Yes, Ég kem heim fyrir hádegi is grammatically correct, but the meaning is slightly different.
- að fara = to go, to leave (movement away from where the speaker is now)
- að koma = to come (movement towards the speaker’s or listener’s point of reference)
So:
- Ég fer heim fyrir hádegi.
– Focus on leaving wherever you are, heading home before noon. - Ég kem heim fyrir hádegi.
– Focus on your arrival home before noon.
In many contexts, both are possible, but they emphasize different parts of the journey (leaving vs arriving), much like English go and come.
In fyrir hádegi, fyrir means “before” in a time sense (before noon).
The preposition fyrir can take accusative or dative, depending on the meaning.

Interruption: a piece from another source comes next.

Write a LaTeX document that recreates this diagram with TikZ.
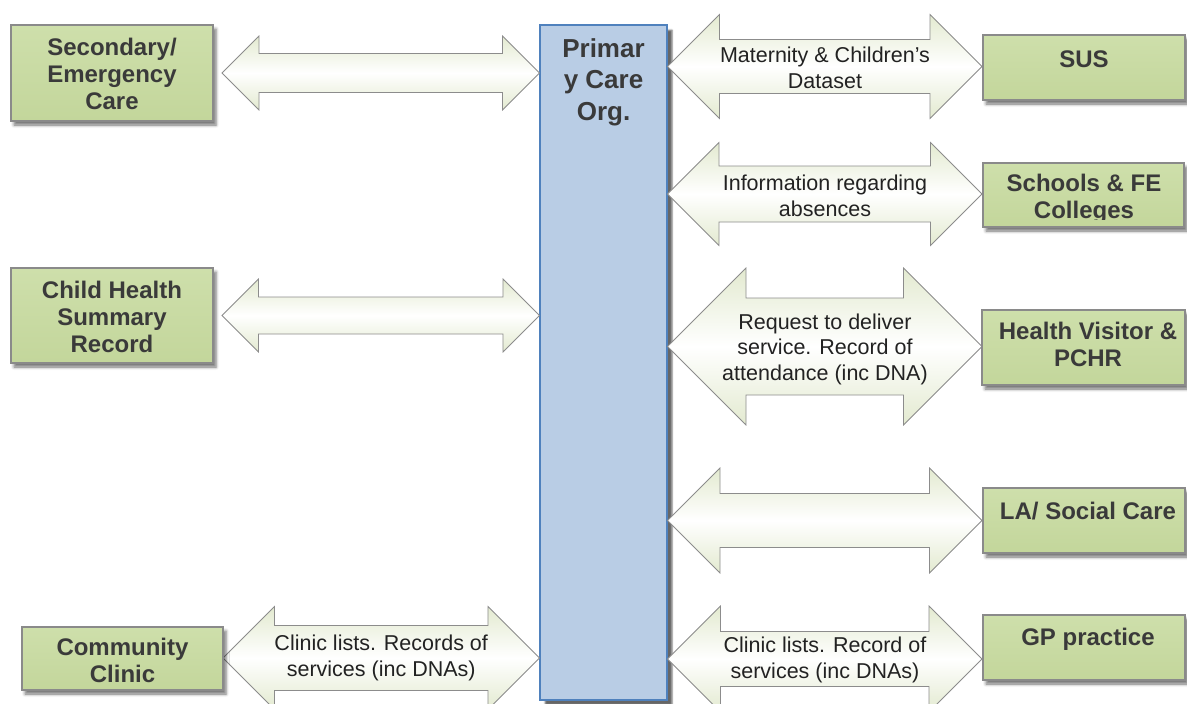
\documentclass[tikz,border=0pt]{standalone}
\usepackage{fontspec}
\setmainfont{Liberation Sans}
\usetikzlibrary{calc,shadows.blur}

\definecolor{boxgreen}{HTML}{C3D69B}
\definecolor{boxgreenhi}{HTML}{CEDFAB}
\definecolor{boxedge}{HTML}{8A8A8A}
\definecolor{pcofill}{HTML}{B9CDE5}
\definecolor{pcoedge}{HTML}{4F81BD}
\definecolor{arrowedge}{HTML}{8C8C8C}
\definecolor{arrowtint}{HTML}{E3EAD0}
\definecolor{boxtext}{HTML}{3A3A3A}
\definecolor{lbltext}{HTML}{222222}

% double-headed block arrow between two tip points:
% #1 left tip, #2 right tip, #3 head half-height, #4 shaft half-height
\newcommand\dblarrow[4]{%
  \path[blockarrow] let \p1=(#1), \p2=(#2) in
    (\x1,\y1) -- ++(#3,#3) -- ++(0,#4-#3) -- (\x2-#3,\y1+#4) -- ++(0,#3-#4)
    -- (\x2,\y1) -- ++(-#3,-#3) -- ++(0,#3-#4) -- (\x1+#3,\y1-#4)
    -- ++(0,#4-#3) -- cycle;}

\tikzset{
  entity/.style={draw=boxedge, line width=1.1pt, top color=boxgreenhi,
    bottom color=boxgreen, inner sep=0pt,
    blur shadow={shadow xshift=3pt, shadow yshift=-4pt, shadow blur radius=3pt,
      shadow opacity=55}},
  entitytxt/.style={font=\fontsize{24}{27}\selectfont\bfseries, text=boxtext,
    align=center, inner sep=0pt},
  pcobox/.style={draw=pcoedge, line width=1.1pt, fill=pcofill, inner sep=0pt,
    blur shadow={shadow xshift=5pt, shadow yshift=-5pt, shadow blur radius=1.5pt,
      shadow opacity=60}},
  pcotxt/.style={font=\fontsize{26}{31.5}\selectfont\bfseries, text=boxtext,
    align=center, inner sep=0pt},
  blockarrow/.style={draw=arrowedge, line width=0.8pt, top color=arrowtint,
    bottom color=arrowtint, middle color=white},
  lbl/.style={font=\fontsize{21.5}{25.5}\selectfont, text=lbltext,
    align=center, inner sep=0pt},
}

\begin{document}
\begin{tikzpicture}[x=1pt, y=-1pt]
\useasboundingbox (0,0) rectangle (1187,704);

% central organisation
\node[pcobox, minimum width=127pt, minimum height=675pt] (pco) at (603.5,362.5) {};
\node[pcotxt] (pcot) at (603.5,82) {Primar\\y Care\\Org.};

% tips of the block arrows
\coordinate (a1) at (222,73);
\coordinate (a2) at (222,315.5);
\coordinate (a3) at (223,658);
\coordinate (b1) at (982,66.5);
\coordinate (b2) at (982,194);
\coordinate (b3) at (982,346.5);
\coordinate (b4) at (982,520.5);
\coordinate (b5) at (982,659);

% left-hand links
\dblarrow{a1}{pco.west |- a1}{37pt}{19.5pt}
\dblarrow{a2}{pco.west |- a2}{36.5pt}{18.5pt}
\dblarrow{a3}{pco.west |- a3}{51.5pt}{32.5pt}

% right-hand links
\dblarrow{pco.east |- b1}{b1}{52pt}{27pt}
\dblarrow{pco.east |- b2}{b2}{51.5pt}{28pt}
\dblarrow{pco.east |- b3}{b3}{78.5pt}{48.5pt}
\dblarrow{pco.east |- b4}{b4}{52.5pt}{27pt}
\dblarrow{pco.east |- b5}{b5}{53pt}{27.5pt}

% arrow labels
\node[lbl] (l3) at ($(a3)!0.5!(pco.west |- a3)$) {Clinic lists. Records of\\services (inc DNAs)};
\node[lbl] (r1) at (825,68) {Maternity \& Children’s\\Dataset};
\node[lbl] (r2) at (825,196) {Information regarding\\absences};
\node[lbl] (r3) at (825,349) {Request to deliver\\service. Record of\\attendance (inc DNA)};
\node[lbl] (r5) at (825,660) {Clinic lists. Record of\\services (inc DNAs)};

% left-hand services
\node[entity, minimum width=202pt, minimum height=96pt] (sec) at (112,73) {};
\node[entitytxt] (sect) at (112,73.5) {Secondary/\\Emergency\\Care};
\node[entity, minimum width=202pt, minimum height=95pt] (chs) at (112,315.5) {};
\node[entitytxt] (chst) at (112,317) {Child Health\\Summary\\Record};
\node[entity, minimum width=201pt, minimum height=63pt] (cc) at (122.5,658.5) {};
\node[entitytxt] (cct) at (122.5,660.5) {Community\\Clinic};

% right-hand services
\node[entity, minimum width=202pt, minimum height=65pt] (sus) at (1084,67.5) {};
\node[entitytxt] (sust) at (1084,59) {SUS};
\node[entity, minimum width=201pt, minimum height=64pt] (sch) at (1083.5,195) {};
\begin{scope}
  \clip (980,150) rectangle (1190,219.5);
  \node[entitytxt] (scht) at (1084,199) {Schools \& FE\\Colleges};
\end{scope}
\node[entity, minimum width=203pt, minimum height=75pt] (hv) at (1083.5,347.5) {};
\node[entitytxt] (hvt) at (1088,344.5) {Health Visitor \&\\PCHR};
\node[entity, minimum width=202pt, minimum height=65pt] (la) at (1084,520.5) {};
\node[entitytxt] (lat) at (1088,511) {LA/ Social Care};
\node[entity, minimum width=202pt, minimum height=65pt] (gp) at (1084,647.5) {};
\node[entitytxt] (gpt) at (1088,639.5) {GP practice};
\end{tikzpicture}
\end{document}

- With time / “before” → it governs the accusative.
Hádegi (noon, midday) is a neuter noun, and its accusative singular is hádegi (same form as nominative).
So:
- fyrir + accusative → fyrir hádegi = before noon
Hádegi (noon, midday) is a neuter noun.
In fyrir hádegi, it is in the accusative singular governed by the preposition fyrir. For this particular noun, many singular forms look the same:
Rough declension (singular, indefinite):
- Nominative: hádegi
- Accusative: hádegi
- Dative: hádegi
- Genitive: hádegis
So even though the form doesn’t change, its case here is accusative because of fyrir.
Yes, Icelandic word order is flexible with adverbials like fyrir hádegi, though there is a “neutral” order.
Neutral and very natural:
- Ég fer heim fyrir hádegi.
Other possibilities:
- Ég fer fyrir hádegi heim. – Still correct, slightly different emphasis.
- Fyrir hádegi fer ég heim. – Now the time expression is emphasized (As for before noon, that’s when I go home).
The verb fer must stay in the second position in a statement (the V2 rule), but adverbials can move around as long as that rule is respected.
Use heima for “at home” and keep fyrir hádegi as your time phrase:
- Ég er heima fyrir hádegi.
= I am at home before noon. / I’m (already) home before noon.
Here:
- er = am
- heima = at home (static location)
- fyrir hádegi = before noon
You just put fara into the past tense (fór) and keep the rest the same:
- Ég fór heim fyrir hádegi.
= I went home before noon.
Key forms of að fara (to go):
- Present: ég fer – I go
- Past: ég fór – I went
- Past participle: farinn / farin / farið (m/f/n) – gone
Not in the same way.
fyrir is a preposition and takes a noun:
- fyrir hádegi = before noon
áður en is a conjunction and must introduce a clause (with a verb):
- Ég fer heim áður en klukkan verður tólf.
= I go home before the clock becomes twelve. / …before it turns twelve.
- Ég fer heim áður en klukkan verður tólf.
You can’t say *Ég fer heim áður en hádegi; you need a full clause after áður en.
Rough, learner‑friendly guide (Icelandic stress is always on the first syllable of each word):
- Ég ≈ yegh (short ye
- soft gh sound)
- fer ≈ fehr (like “fair” but shorter and with a tapped/flapped r)
- heim ≈ haym (like English hame / haym)
- fyrir ≈ FIR‑ir (first syllable like English “fir” tree; second syllable very short)
- hádegi ≈ HOW‑day‑yi (stress on há, then de‑yi quite light)
Put together slowly:
- Ég fer heim fyrir hádegi.
≈ Yegh fehr haym FIR‑ir HOW‑day‑yi
Spoken naturally, it flows more like one rhythmical line, with main stress on Ég, heim, and há‑ in hádegi.